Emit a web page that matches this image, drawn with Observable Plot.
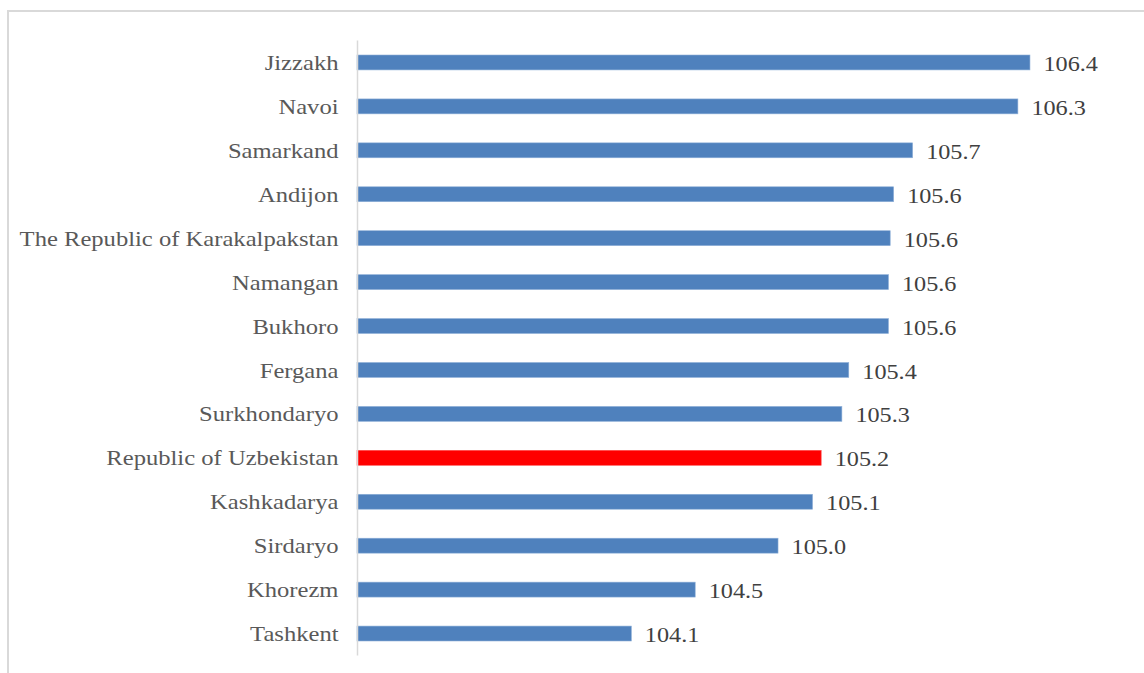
<!DOCTYPE html>
<html>
<head>
<meta charset="utf-8">
<script src="https://cdn.jsdelivr.net/npm/d3@7"></script>
<script src="https://cdn.jsdelivr.net/npm/@observablehq/plot@0.6"></script>
<style>
  html, body { margin: 0; padding: 0; background: #fff; }
  body { width: 1144px; height: 673px; position: relative; overflow: hidden; }
  #frame { position: absolute; left: 7px; top: 10px; width: 1160px; height: 700px; border: 2px solid #d9d9d9; box-sizing: border-box; }
  #chart { position: absolute; left: 0; top: 0; }
  #chart svg, #chart svg text { font-family: "Liberation Serif", "Times New Roman", serif !important; }
</style>
</head>
<body>
<div id="frame"></div>
<div id="chart"></div>
<script>
const regions = ["Jizzakh", "Navoi", "Samarkand", "Andijon", "The Republic of Karakalpakstan", "Namangan", "Bukhoro", "Fergana", "Surkhondaryo", "Republic of Uzbekistan", "Kashkadarya", "Sirdaryo", "Khorezm", "Tashkent"];
const values = [106.40, 106.33, 105.72, 105.61, 105.59, 105.58, 105.58, 105.35, 105.31, 105.19, 105.14, 104.94, 104.46, 104.09];
const valueLabels = ["106.4", "106.3", "105.7", "105.6", "105.6", "105.6", "105.6", "105.4", "105.3", "105.2", "105.1", "105.0", "104.5", "104.1"];
const highlight = "Republic of Uzbekistan";

const data = regions.map((r, i) => ({region: r, value: values[i], label: valueLabels[i], hl: r === highlight}));

const chart = Plot.plot({
  width: 1144,
  height: 673,
  marginLeft: 357,
  marginRight: 10.5,
  marginTop: 40.5,
  marginBottom: 17.5,
  style: {background: "transparent", overflow: "visible"},
  x: {domain: [102.5, 107], axis: null},
  y: {domain: regions, padding: 0, round: false, label: null},
  marks: [
    Plot.barX(data, {
      x1: 102.5, x2: "value", y: "region",
      fill: d => d.hl ? "#ff0000" : "#4f81bd",
      stroke: d => d.hl ? "#ff4d4d" : "#8fb0d8", strokeWidth: 0.6,
      insetTop: 14.5, insetBottom: 14.5
    }),
    Plot.ruleX([102.5], {stroke: "#d9d9d9", strokeWidth: 1.5}),
    Plot.text(data, {
      x: "value", y: "region", text: "label",
      textAnchor: "start", dx: 13, dy: 1,
      fontSize: 22, fill: "#404040", className: "vlabels"
    }),
    Plot.axisY({tickSize: 0, tickPadding: 19, fontSize: 22, color: "#595959", label: null, className: "ylabels"})
  ]
});
document.getElementById("chart").appendChild(chart);
// widen glyphs slightly to match the reference's stretched type
function stretch(sel, k) {
  d3.select(chart).selectAll(sel).each(function() {
    const len = this.getComputedTextLength();
    if (len > 0) {
      this.setAttribute("textLength", (len * k).toFixed(1));
      this.setAttribute("lengthAdjust", "spacingAndGlyphs");
    }
  });
}
stretch(".vlabels text", 1.1);
stretch(".ylabels text", 1.118);
</script>
</body>
</html>
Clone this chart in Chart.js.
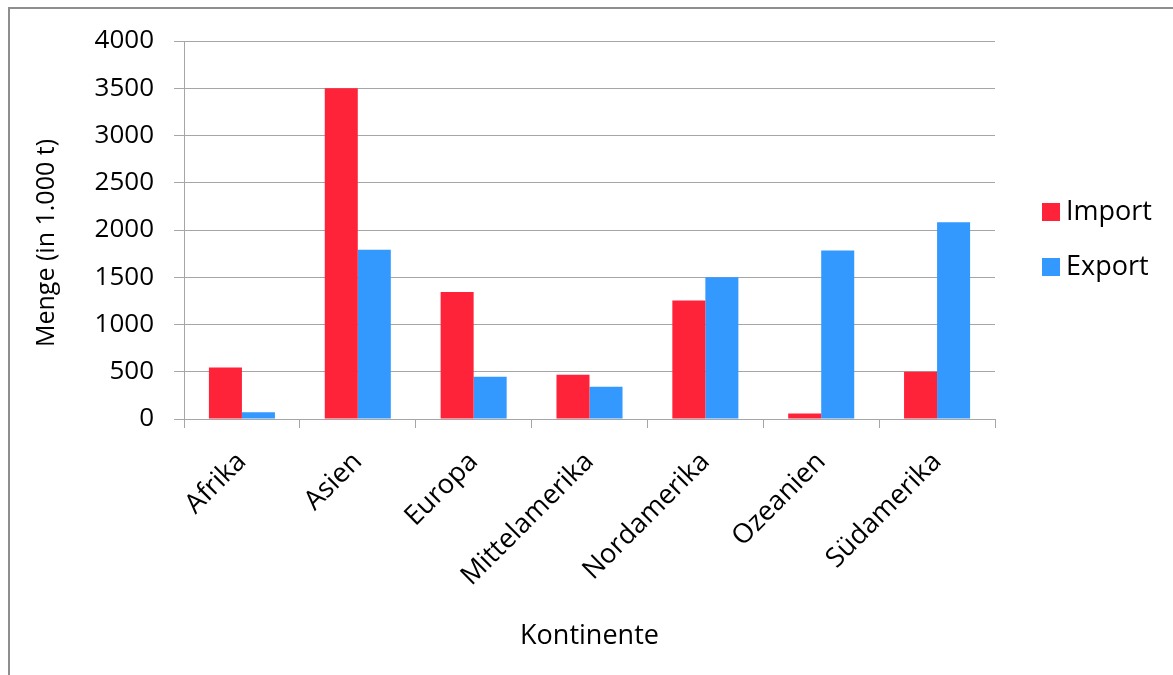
----
From the material above, copy each line that includes the word "this".

COMPLETE OUTPUT
Emit a web page that matches this image, drawn with Observable Plot.
    const len = this.getComputedTextLength();
      this.setAttribute("textLength", (len * k).toFixed(1));
      this.setAttribute("lengthAdjust", "spacingAndGlyphs");
Clone this chart in Chart.js.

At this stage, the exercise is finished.